Listen, I have heard it said that the Peace Corps is the toughest job you'll ever love. I think that is crap. Being a Computer Forensic Investigator is BY FAR the toughest job you'll ever love. So if you are like me, and you really love this line of work, then why not be the best at it? Be the best there is! To do that, you have to develop the core skills necessary for greatness. Look at some greats in the world of sports...Tiger Woods, Curt Schilling, Walter Payton, Michael Jordan...they were/are the best at their particular sport because they worked hard. Harder than anyone else. They were the first on the field, and the last to go home. They hit just one more putt, reached for one last yard, and threw just one more batter. They were anything but average and each of them shared one thing in common - mastery of the basics that made up the game.

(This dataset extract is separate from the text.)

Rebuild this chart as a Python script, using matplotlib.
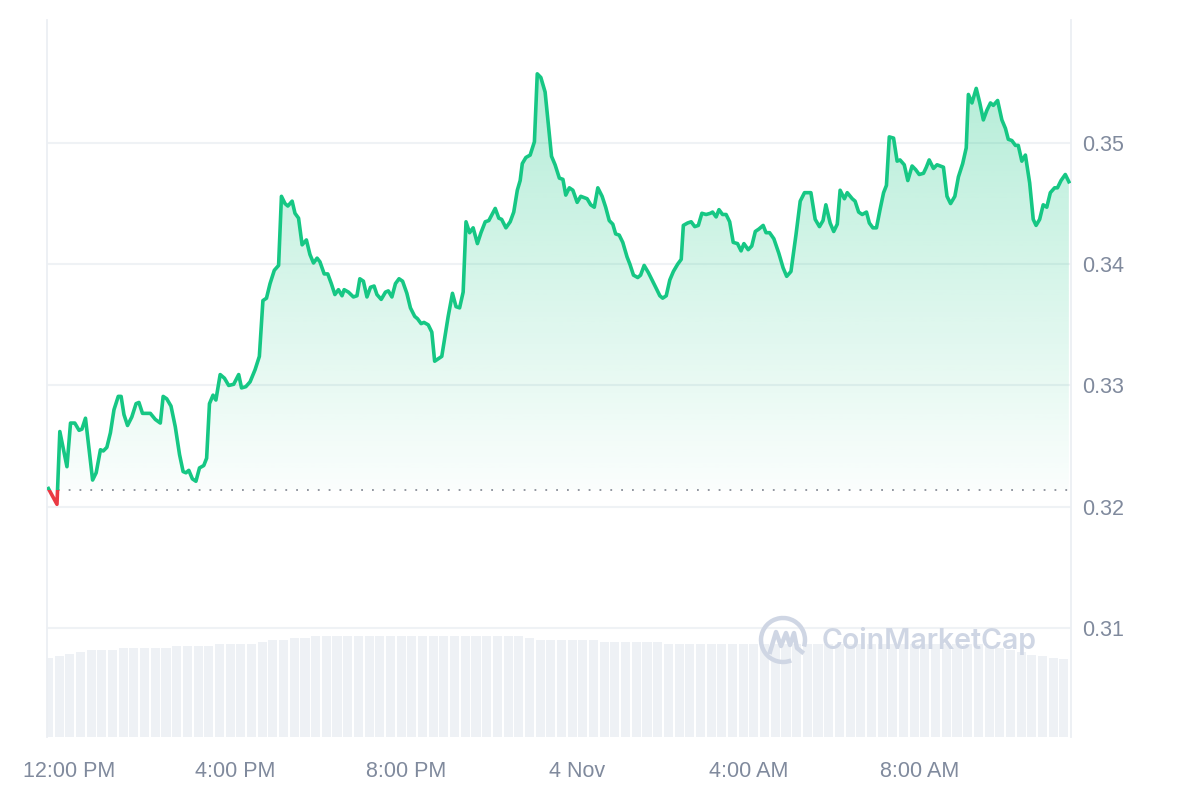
import numpy as np
import matplotlib
matplotlib.use('Agg')
from matplotlib import pyplot as plt
from matplotlib import transforms
from matplotlib.patches import Rectangle, Arc
from matplotlib.path import Path

plt.rcParams['font.family'] = ['Liberation Sans', 'DejaVu Sans']

# 分钟数: 相对 11月3日 12:00 PM
minutes = [-22, -10, -6, 4, 9, 15, 21, 25, 30, 40, 45, 51, 55, 60, 65, 70, 76, 80, 84, 89,
           95, 101, 105, 110, 116, 121, 128, 135, 139, 144, 150, 156, 162, 167, 171, 175, 180, 185, 190, 196,
           200, 204, 209, 213, 219, 225, 231, 238, 245, 249, 255, 261, 268, 274, 279, 284, 289, 295, 301, 305,
           310, 314, 320, 324, 329, 334, 340, 345, 350, 355, 359, 365, 370, 375, 380, 385, 390, 393, 399, 406,
           411, 415, 420, 425, 430, 435, 439, 445, 451, 455, 460, 465, 470, 475, 481, 486, 492, 496, 501, 505,
           511, 516, 520, 525, 530, 539, 545, 550, 555, 560, 564, 569, 574, 580, 585, 591, 596, 605, 610, 614,
           620, 626, 631, 636, 640, 643, 648, 654, 660, 664, 669, 675, 680, 684, 689, 695, 700, 704, 709, 714,
           720, 725, 734, 739, 744, 749, 755, 760, 765, 770, 774, 779, 784, 790, 794, 799, 805, 809, 814, 820,
           826, 831, 836, 840, 845, 850, 855, 861, 866, 869, 875, 880, 885, 890, 895, 901, 907, 910, 915, 919,
           924, 929, 934, 939, 945, 950, 954, 960, 965, 970, 975, 981, 985, 990, 996, 1003, 1009, 1014, 1020, 1027,
           1033, 1039, 1048, 1054, 1060, 1065, 1069, 1075, 1080, 1085, 1089, 1095, 1099, 1106, 1110, 1115, 1120, 1126, 1130, 1135,
           1140, 1145, 1150, 1154, 1158, 1164, 1169, 1173, 1179, 1184, 1190, 1195, 1200, 1206, 1210, 1214, 1220, 1225, 1234, 1239,
           1244, 1250, 1255, 1261, 1266, 1269, 1274, 1280, 1285, 1290, 1295, 1300, 1304, 1310, 1316, 1321, 1325, 1330, 1335, 1339,
           1344, 1349, 1355, 1360, 1364, 1369, 1374, 1379, 1384, 1390, 1394, 1399, 1405, 1410]
prices = [0.3215, 0.3202, 0.3262, 0.3233, 0.3269, 0.3269, 0.3263, 0.3264, 0.3273, 0.3222,
          0.3228, 0.3247, 0.3246, 0.3249, 0.3261, 0.3280, 0.3291, 0.3291, 0.3276, 0.3267,
          0.3274, 0.3285, 0.3286, 0.3277, 0.3277, 0.3277, 0.3272, 0.3269, 0.3291, 0.3289,
          0.3283, 0.3266, 0.3243, 0.3229, 0.3228, 0.3230, 0.3223, 0.3221, 0.3232, 0.3234,
          0.3240, 0.3285, 0.3292, 0.3288, 0.3309, 0.3306, 0.3300, 0.3301, 0.3309, 0.3298,
          0.3299, 0.3303, 0.3313, 0.3324, 0.3370, 0.3372, 0.3384, 0.3395, 0.3399, 0.3456,
          0.3450, 0.3448, 0.3452, 0.3442, 0.3438, 0.3416, 0.3420, 0.3408, 0.3401, 0.3405,
          0.3402, 0.3392, 0.3392, 0.3384, 0.3375, 0.3379, 0.3374, 0.3379, 0.3377, 0.3373,
          0.3374, 0.3388, 0.3386, 0.3373, 0.3381, 0.3382, 0.3375, 0.3371, 0.3377, 0.3378,
          0.3373, 0.3384, 0.3388, 0.3386, 0.3376, 0.3364, 0.3357, 0.3355, 0.3351, 0.3352,
          0.3350, 0.3344, 0.3320, 0.3322, 0.3324, 0.3357, 0.3376, 0.3365, 0.3364, 0.3377,
          0.3435, 0.3426, 0.3430, 0.3417, 0.3426, 0.3435, 0.3436, 0.3446, 0.3438, 0.3437,
          0.3430, 0.3435, 0.3443, 0.3461, 0.3469, 0.3483, 0.3488, 0.3490, 0.3501, 0.3557,
          0.3554, 0.3542, 0.3513, 0.3489, 0.3482, 0.3471, 0.3470, 0.3457, 0.3463, 0.3461,
          0.3451, 0.3456, 0.3454, 0.3449, 0.3447, 0.3463, 0.3456, 0.3447, 0.3436, 0.3433,
          0.3425, 0.3424, 0.3418, 0.3406, 0.3400, 0.3391, 0.3389, 0.3391, 0.3399, 0.3393,
          0.3386, 0.3380, 0.3374, 0.3372, 0.3374, 0.3387, 0.3394, 0.3400, 0.3404, 0.3432,
          0.3434, 0.3435, 0.3431, 0.3432, 0.3442, 0.3441, 0.3442, 0.3443, 0.3439, 0.3445,
          0.3441, 0.3441, 0.3435, 0.3418, 0.3417, 0.3411, 0.3417, 0.3412, 0.3415, 0.3427,
          0.3429, 0.3432, 0.3426, 0.3426, 0.3421, 0.3409, 0.3397, 0.3390, 0.3394, 0.3424,
          0.3452, 0.3459, 0.3459, 0.3437, 0.3431, 0.3436, 0.3449, 0.3434, 0.3427, 0.3433,
          0.3461, 0.3454, 0.3459, 0.3454, 0.3452, 0.3443, 0.3441, 0.3443, 0.3434, 0.3430,
          0.3430, 0.3445, 0.3459, 0.3465, 0.3505, 0.3504, 0.3485, 0.3486, 0.3482, 0.3469,
          0.3481, 0.3478, 0.3474, 0.3475, 0.3480, 0.3486, 0.3479, 0.3482, 0.3480, 0.3456,
          0.3450, 0.3456, 0.3472, 0.3483, 0.3496, 0.3540, 0.3533, 0.3545, 0.3533, 0.3519,
          0.3527, 0.3533, 0.3531, 0.3535, 0.3519, 0.3512, 0.3503, 0.3502, 0.3498, 0.3498,
          0.3485, 0.3490, 0.3467, 0.3437, 0.3432, 0.3437, 0.3449, 0.3447, 0.3459, 0.3463,
          0.3463, 0.3469, 0.3474, 0.3468]
baseline = 0.3214  # 24小时前的价格 (虚线)

# 成交量 (每15分钟一根, 单位: 百万)
vol_start = -22
vol_step = 15
volumes = [7.9, 8.1, 8.3, 8.5, 8.7, 8.7, 8.7, 8.9, 8.9, 8.9, 8.9, 8.9, 9.1, 9.1, 9.1, 9.1,
           9.3, 9.3, 9.3, 9.3, 9.47, 9.67, 9.67, 9.87, 9.87,
           10.07, 10.07, 10.07, 10.07, 10.07, 10.07, 10.07, 10.07, 10.07, 10.07,
           10.07, 10.07, 10.07, 10.07, 10.07, 10.07, 10.07, 10.07, 10.07, 10.07,
           9.87, 9.7, 9.67, 9.67, 9.67, 9.67, 9.67,
           9.47, 9.47, 9.47, 9.47, 9.47, 9.47,
           9.27, 9.27, 9.27, 9.27, 9.27, 9.27, 9.27, 9.27, 9.27, 9.27,
           9.27, 9.27, 9.27, 9.27, 9.27, 9.27, 9.27, 9.27, 9.27, 9.27,
           9.27, 9.27, 9.27, 9.27, 9.27, 9.27, 9.27, 9.27, 9.27, 9.27,
           9.0, 8.9, 8.7, 8.5, 8.2, 8.1, 7.9, 7.8]

xtick_pos = [0, 240, 480, 720, 960, 1200]
xtick_labels = ['12:00 PM', '4:00 PM', '8:00 PM', '4 Nov', '4:00 AM', '8:00 AM']
ytick_pos = [0.31, 0.32, 0.33, 0.34, 0.35]
ytick_labels = ['0.31', '0.32', '0.33', '0.34', '0.35']

green = '#16c784'
red = '#ea3943'
label_color = '#808a9d'
grid_color = '#eff2f5'

fig = plt.figure(figsize=(12, 8), dpi=100)
pos = [47 / 1200, 63 / 800, 1024 / 1200, 717 / 800]
x_min, x_max = -24, 1413
y_min, y_max = 0.30101, 0.36014

# 成交量柱子
ax_vol = fig.add_axes(pos)
vol_x = [vol_start + vol_step * i for i in range(len(volumes))]
ax_vol.bar(vol_x, volumes, width=vol_step * 0.85, color='#eef1f5', align='center')
ax_vol.set_xlim(x_min, x_max)
ax_vol.set_ylim(0, 71.7)
ax_vol.axis('off')

# 价格
ax = fig.add_axes(pos)
ax.patch.set_visible(False)
ax.set_xlim(x_min, x_max)
ax.set_ylim(y_min, y_max)

for yv in ytick_pos:
    ax.axhline(yv, color=grid_color, lw=1.5, zorder=0)

# 渐变填充
m = np.array(minutes)
p = np.array(prices)
verts = [(m[0], baseline)] + list(zip(m, p)) + [(m[-1], baseline), (m[0], baseline)]
clip = Path(verts)
alpha = np.linspace(0.36, 0.02, 256)
grad = np.zeros((256, 1, 4))
grad[:, 0, :3] = matplotlib.colors.to_rgb(green)
grad[:, 0, 3] = alpha
im = ax.imshow(grad, extent=[x_min, x_max, baseline, y_max], aspect='auto',
               origin='upper', zorder=1)
im.set_clip_path(clip, ax.transData)
ax.set_xlim(x_min, x_max)
ax.set_ylim(y_min, y_max)

ax.axhline(baseline, color='#8a8f99', lw=1.3, linestyle=(0, (1, 5)), zorder=2)

line_g, = ax.plot(m, p, color=green, lw=2.6, zorder=3, solid_joinstyle='round')
line_g.set_clip_path(Rectangle((x_min, baseline), x_max - x_min, y_max - baseline,
                               transform=ax.transData))
line_r, = ax.plot(m, p, color=red, lw=2.6, zorder=3, solid_joinstyle='round')
line_r.set_clip_path(Rectangle((x_min, y_min), x_max - x_min, baseline - y_min,
                               transform=ax.transData))

ax.yaxis.tick_right()
ax.set_yticks(ytick_pos, ytick_labels)
ax.set_xticks(xtick_pos, xtick_labels)
ax.tick_params(axis='both', length=0, labelsize=15.5, labelcolor=label_color)
ax.tick_params(axis='y', pad=8)
ax.tick_params(axis='x', pad=17)
# 第一个标签稍微右移
first = ax.get_xticklabels()[0]
first.set_transform(first.get_transform() + transforms.ScaledTranslation(5 / 100, 0, fig.dpi_scale_trans))
for s in ['top', 'bottom']:
    ax.spines[s].set_visible(False)
for s in ['left', 'right']:
    ax.spines[s].set_color('#eceff3')
    ax.spines[s].set_linewidth(1.3)

# 水印
wm = '#cfd6e4'
fig.text(822 / 1200, 1 - 641 / 800, 'CoinMarketCap', fontsize=20.5, fontweight='semibold',
         family=['Inter', 'DejaVu Sans'], color=wm, va='center', ha='left')
fig.patches.append(Arc((783 / 1200, 1 - 640 / 800), 44 / 1200, 44 / 800, theta1=-25, theta2=285,
                       transform=fig.transFigure, color=wm, lw=3.2))
logo_x = np.array([770, 776, 781, 786, 790, 794, 797, 802]) / 1200
logo_y = 1 - np.array([652, 632, 646, 633, 645, 633, 648, 652]) / 800
fig.lines.append(matplotlib.lines.Line2D(logo_x, logo_y, transform=fig.transFigure,
                                         color=wm, lw=3.2, solid_joinstyle='round'))

plt.savefig('out.png', dpi=100)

The core message here is that if you are going to do this job, don't be average. Master the basics...get SO good at those that you could do them in your sleep. Then, you will be ready to truly be great! It's a long journey which I have yet to complete. I work hard everyday to get better, learn more...get that one last regex working before calling it quits.

Master the basics, and be great! I hope to be there someday too!

1 comment:

  1. "WILL NOT be anything more than an average investigator"

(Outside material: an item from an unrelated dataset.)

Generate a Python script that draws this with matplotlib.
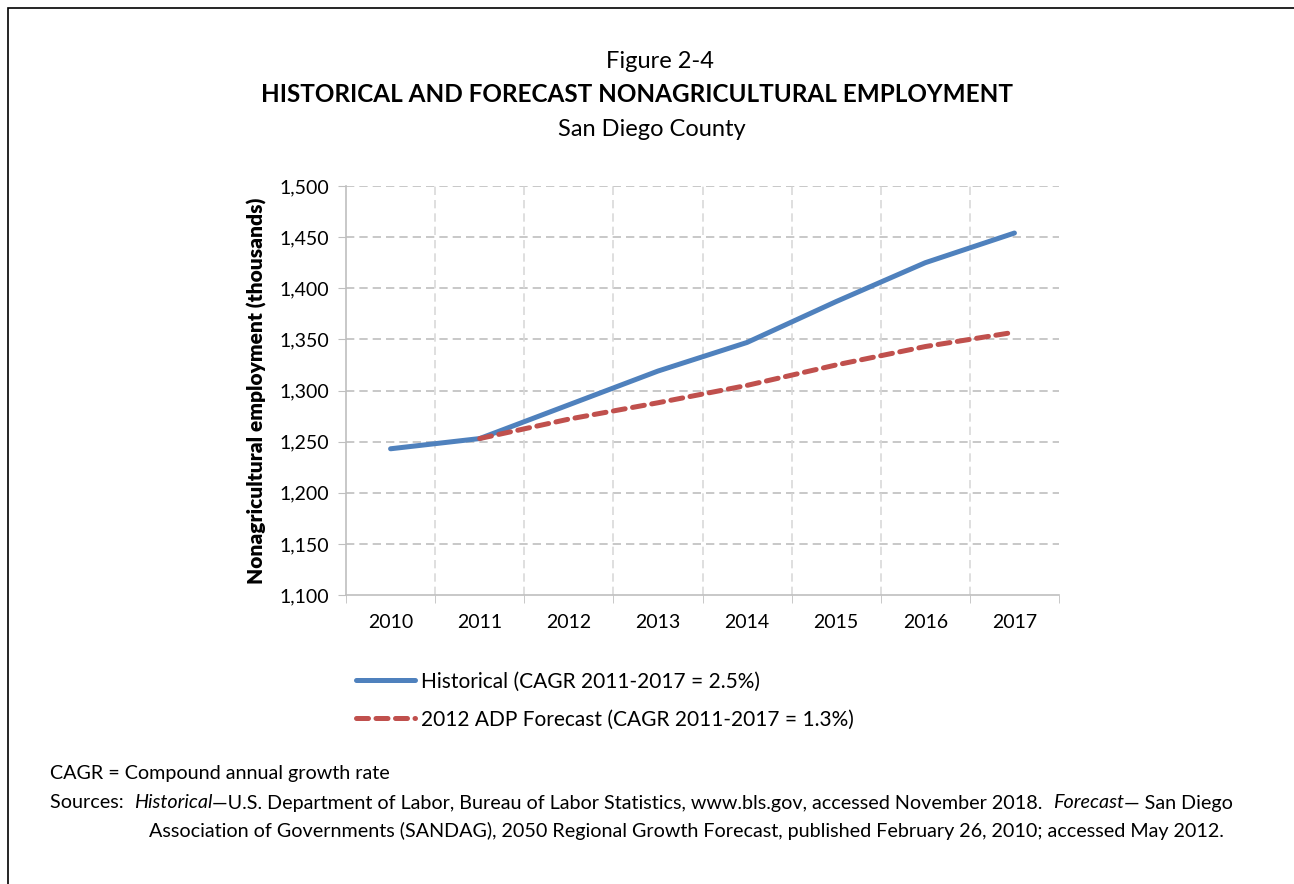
import numpy as np
import matplotlib.pyplot as plt
from matplotlib.lines import Line2D
from matplotlib.patches import Rectangle

plt.rcParams['font.family'] = ['Lato', 'DejaVu Sans']

years = ['2010', '2011', '2012', '2013', '2014', '2015', '2016', '2017']
historical = [1243, 1253, 1286, 1319, 1347, 1387, 1425, 1454]
forecast_years = ['2011', '2012', '2013', '2014', '2015', '2016', '2017']
forecast = [1253, 1272, 1288, 1305, 1325, 1343, 1357]

hist_label = 'Historical (CAGR 2011-2017 = 2.5%)'
fc_label = '2012 ADP Forecast (CAGR 2011-2017 = 1.3%)'

blue = '#4F81BD'
red = '#C0504D'

fig = plt.figure(figsize=(12.94, 8.84), dpi=100)
W, H = 1294, 884

# frame round the figure (only top/left edges visible in the original)
fig.patches.append(Rectangle((8 / W, -0.05), 1.2, 1 - 8 / H + 0.05, transform=fig.transFigure,
                             fill=False, edgecolor='black', linewidth=1.2))

ax = fig.add_axes([346 / W, 1 - 595 / H, (1059 - 346) / W, (595 - 186) / H])

x = np.arange(len(years))
xf = np.array([years.index(y) for y in forecast_years])
ax.plot(x, historical, color=blue, linewidth=3.6, solid_capstyle='round', zorder=3)
ax.plot(xf, forecast, color=red, linewidth=3.6, linestyle=(0, (2.4, 1.5)),
        dash_capstyle='round', zorder=4)

ax.set_xlim(-0.5, len(years) - 0.5)
ax.set_ylim(1100, 1500)
ax.set_yticks(np.arange(1100, 1501, 50))
ax.set_yticklabels([f'{v:,}' for v in range(1100, 1501, 50)])
ax.set_xticks(x)
ax.set_xticklabels(years)
ax.set_xticks(np.arange(-0.5, len(years), 1), minor=True)
ax.tick_params(axis='x', which='major', length=0, pad=14, labelsize=14)
ax.tick_params(axis='x', which='minor', length=6, color='#BFBFBF', direction='out')
ax.tick_params(axis='y', length=6, color='#BFBFBF', labelsize=14, pad=6)

for v in np.arange(1150, 1501, 50):
    ax.axhline(v, color='#BFBFBF', linewidth=1.2, linestyle=(0, (5, 3)), zorder=1)
for b in np.arange(0.5, len(years) - 1, 1):
    ax.axvline(b, color='#D9D9D9', linewidth=1.2, linestyle=(0, (5, 3)), zorder=1)

for s in ['top', 'right']:
    ax.spines[s].set_visible(False)
for s in ['left', 'bottom']:
    ax.spines[s].set_color('#BFBFBF')
    ax.spines[s].set_linewidth(1.2)

ax.set_ylabel('Nonagricultural employment (thousands)', fontsize=15, fontweight='heavy', labelpad=9)

# titles
fig.text(660 / W, 1 - 62 / H, 'Figure 2-4', ha='center', va='center', fontsize=17)
fig.text(637 / W, 1 - 95 / H, 'HISTORICAL AND FORECAST NONAGRICULTURAL EMPLOYMENT',
         ha='center', va='center', fontsize=17.5, fontweight='bold')
fig.text(652 / W, 1 - 129 / H, 'San Diego County', ha='center', va='center', fontsize=17)

# legend below the axes
handles = [Line2D([], [], color=blue, linewidth=3.6, solid_capstyle='round'),
           Line2D([], [], color=red, linewidth=3.6, linestyle=(0, (2.4, 1.5)), dash_capstyle='round')]
fig.legend(handles, [hist_label, fc_label], loc='upper left',
           bbox_to_anchor=(339 / W, 1 - 655 / H), frameon=False, fontsize=15,
           handlelength=2.85, handletextpad=0.3, labelspacing=0.85, borderpad=0.3)

# footnotes
fs = 14.2
fig.text(50 / W, 1 - 773 / H, 'CAGR = Compound annual growth rate', ha='left', va='center', fontsize=fs)

fig.canvas.draw()
renderer = fig.canvas.get_renderer()


def write_runs(x0, y0, runs):
    xp = x0
    for txt, style in runs:
        t = fig.text(xp / W, 1 - y0 / H, txt, ha='left', va='center', fontsize=fs, style=style)
        bb = t.get_window_extent(renderer)
        xp += bb.width


write_runs(50, 803, [('Sources:  ', 'normal'), ('Historical', 'italic'),
                     ('\u2014U.S. Department of Labor, Bureau of Labor Statistics, www.bls.gov, accessed November 2018.  ', 'normal'),
                     ('Forecast', 'italic'), ('\u2014 San Diego', 'normal')])
write_runs(149, 831, [('Association of Governments (SANDAG), 2050 Regional Growth Forecast, published February 26, 2010; accessed May 2012.', 'normal')])

fig.savefig('out.png', dpi=100)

    I would take that even further and say that an average investigator is very close to a "no investigator" if you will. It is usually a matter of one extra/lack of step between discovering the cause of the breach and stating inconclusive evidence.

    Back in the days (as recent as two years ago), we were just getting lucky by using the old methodology of disk acquisition and lab analysis. The defense for most organizations was weak and the compromise artifacts were evident in disk image analysis, but now that we get to deal with custom malware and anti forensics, we MUST go back to the basics and figure out what we are really doing in our investigations. Old tools are getting outdated/defeated and new tools are not just plug and play. So rather than learning new tools half way and not knowing how to analyze the output data, the easier thing would be to hit the fundamentals anyway. And to echo your point, we will never know how to use every single tool out there, but if we know which questions we are trying to answer, we WILL get to the necessary tool and learn to use it. The case notes on the onsite analysis, lab analysis. client calls or even when you wake up in the middle of the night are as important as anything; the notes help you put your 'jigsaw puzzle' together.